Darüber hinaus wirft die Regelung erhebliche rechtliche und gesellschaftliche Fragen auf: Sie steht in Spannung zu Artikel 16 des Grundgesetzes, der den Entzug der Staatsbürgerschaft nur unter engen Bedingungen erlaubt. Zudem untergräbt sie das Prinzip der Rechtssicherheit.

Auch integrationspolitisch ist die Regelung kontraproduktiv: Menschen mit doppelter Staatsbürgerschaft werden durch diese Maßnahme unter Generalverdacht gestellt. Das signalisiert: Du gehörst nicht vollständig dazu. Statt Teilhabe zu fördern, schafft man Distanz. Dies fördert ein gesellschaftliches Klima des „Wir gegen die Anderen“ und wirkt spaltend.

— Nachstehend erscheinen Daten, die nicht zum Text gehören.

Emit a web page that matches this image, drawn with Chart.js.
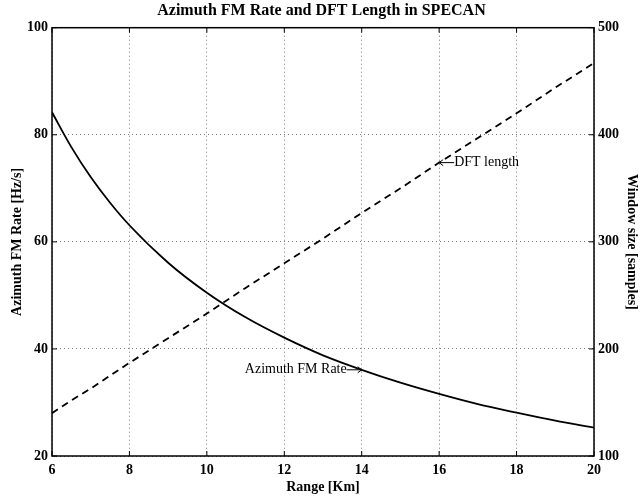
<!DOCTYPE html>
<html>
<head>
  <title>Azimuth FM Rate and DFT Length in SPECAN</title>
  <script src="https://cdn.jsdelivr.net/npm/chart.js@4.4.0/dist/chart.umd.min.js"></script>
  <style>
    body { margin: 0; background: #fff; }
    #chart { display: block; }
  </style>
</head>
<body>
  <canvas id="chart" width="643" height="498"></canvas>

  <script>
// values
var ranges = [6, 6.5, 7, 7.5, 8, 9, 10, 11, 12, 13, 14, 15, 16, 17, 18, 19, 20];
var fmRate = [84.2, 77.7, 72.1, 67.3, 63.1, 56.1, 50.5, 45.9, 42.1, 38.8, 36.1, 33.7, 31.6, 29.7, 28.1, 26.6, 25.3];
var dftLength = [140, 152, 163, 175, 187, 210, 233, 257, 280, 303, 327, 350, 374, 397, 420, 444, 467];

var xTicks = [6, 8, 10, 12, 14, 16, 18, 20];
var leftTicks = [20, 40, 60, 80, 100];
var rightTicks = [100, 200, 300, 400, 500];

var serif = "'Liberation Serif', 'Times New Roman', serif";

function points(xs, ys) {
  return xs.map(function(x, i) { return { x: x, y: ys[i] }; });
}

// little arrow drawn with lines, the font's arrow glyph comes out too faint
function arrow(ctx, x0, x1, y) {
  var dir = x1 > x0 ? 1 : -1;
  ctx.beginPath();
  ctx.moveTo(x0, y); ctx.lineTo(x1, y);
  ctx.moveTo(x1 - dir * 4, y - 3); ctx.lineTo(x1, y); ctx.lineTo(x1 - dir * 4, y + 3);
  ctx.stroke();
}

// black box round the plot with small inward ticks, like matlab
var framePlugin = {
  id: 'frame',
  afterDatasetsDraw: function(chart) {
    var ctx = chart.ctx, a = chart.chartArea, s = chart.scales;
    ctx.save();
    ctx.strokeStyle = '#000';
    ctx.lineWidth = 1;
    ctx.beginPath();
    xTicks.forEach(function(v) {
      var px = s.x.getPixelForValue(v);
      ctx.moveTo(px, a.bottom); ctx.lineTo(px, a.bottom - 5);
      ctx.moveTo(px, a.top); ctx.lineTo(px, a.top + 5);
    });
    leftTicks.forEach(function(v) {
      var py = s.y.getPixelForValue(v);
      ctx.moveTo(a.left, py); ctx.lineTo(a.left + 5, py);
    });
    rightTicks.forEach(function(v) {
      var py = s.y2.getPixelForValue(v);
      ctx.moveTo(a.right, py); ctx.lineTo(a.right - 5, py);
    });
    ctx.stroke();
    ctx.lineWidth = 1.5;
    ctx.strokeRect(a.left, a.top, a.right - a.left, a.bottom - a.top);

    // text arrows pointing at the curves
    ctx.fillStyle = '#000';
    ctx.font = '14px ' + serif;
    ctx.textBaseline = 'middle';
    ctx.lineWidth = 1;
    var i = ranges.indexOf(14);
    var ax = s.x.getPixelForValue(14), ay = s.y.getPixelForValue(fmRate[i]);
    ctx.textAlign = 'right';
    ctx.fillText('Azimuth FM Rate', ax - 15, ay);
    arrow(ctx, ax - 15, ax, ay);
    var j = ranges.indexOf(16);
    var bx = s.x.getPixelForValue(16), by = s.y2.getPixelForValue(dftLength[j]);
    ctx.textAlign = 'left';
    ctx.fillText('DFT length', bx + 15, by);
    arrow(ctx, bx + 15, bx, by);
    ctx.restore();
  }
};

var tickFont = { family: serif, size: 14, weight: 'bold' };
var gridOpts = { color: '#777', lineWidth: 1, drawTicks: false };
var dotted = { display: false, dash: [1, 3] };

var chart = new Chart(document.getElementById('chart').getContext('2d'), {
  type: 'line',
  data: {
    datasets: [{
      label: 'Azimuth FM Rate',
      data: points(ranges, fmRate),
      yAxisID: 'y',
      borderColor: '#000',
      borderWidth: 1.8,
      pointRadius: 0,
      cubicInterpolationMode: 'monotone'
    }, {
      label: 'DFT length',
      data: points(ranges, dftLength),
      yAxisID: 'y2',
      borderColor: '#000',
      borderWidth: 1.8,
      borderDash: [7, 5],
      pointRadius: 0
    }]
  },
  options: {
    responsive: false,
    animation: false,
    devicePixelRatio: 1,
    layout: { padding: 0 },
    plugins: {
      legend: { display: false },
      tooltip: { enabled: false },
      title: {
        display: true,
        text: 'Azimuth FM Rate and DFT Length in SPECAN',
        color: '#000',
        font: { family: serif, size: 16, weight: 'bold' },
        padding: { top: 1.5, bottom: 7 }
      }
    },
    scales: {
      x: {
        type: 'linear',
        min: 6, max: 20,
        afterBuildTicks: function(s) { s.ticks = xTicks.map(function(v) { return { value: v }; }); },
        afterFit: function(s) { s.height = 42; },
        ticks: { color: '#000', font: tickFont, padding: 6, maxRotation: 0 },
        grid: gridOpts,
        border: dotted,
        title: { display: true, text: 'Range [Km]', color: '#000', font: tickFont, padding: { top: 0, bottom: 2.6 } }
      },
      y: {
        position: 'left',
        min: 20, max: 100,
        afterBuildTicks: function(s) { s.ticks = leftTicks.map(function(v) { return { value: v }; }); },
        afterFit: function(s) { s.width = 52; },
        ticks: { color: '#000', font: tickFont, padding: 4 },
        grid: gridOpts,
        border: dotted,
        title: { display: true, text: 'Azimuth FM Rate [Hz/s]', color: '#000', font: tickFont, padding: { top: 9, bottom: 0 } }
      },
      y2: {
        position: 'right',
        min: 100, max: 500,
        afterBuildTicks: function(s) { s.ticks = rightTicks.map(function(v) { return { value: v }; }); },
        afterFit: function(s) { s.width = 49; },
        ticks: { color: '#000', font: tickFont, padding: 4 },
        grid: { display: false, drawTicks: false },
        border: { display: false },
        title: { display: true, text: 'Window size [samples]', color: '#000', font: tickFont, padding: { top: 2.6, bottom: 0 } }
      }
    }
  },
  plugins: [framePlugin]
});
  </script>
</body>
</html>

Letztlich leiden unter solchen Symbolgesetzen vor allem Minderheiten – Menschen, die arbeiten, Steuern zahlen und aktiv zum Aufbau dieses Landes beitragen. Hass erzeugt Gegengewalt. Eine politische Strategie, die auf Vereinfachung und Feindbilder setzt, schafft keine Sicherheit, sondern nährt Unsicherheit. Eine inklusive, gerechte und langfristig friedliche Gesellschaft kann nur entstehen, wenn Gleichheit vor dem Gesetz für alle gilt – ohne Ausnahme.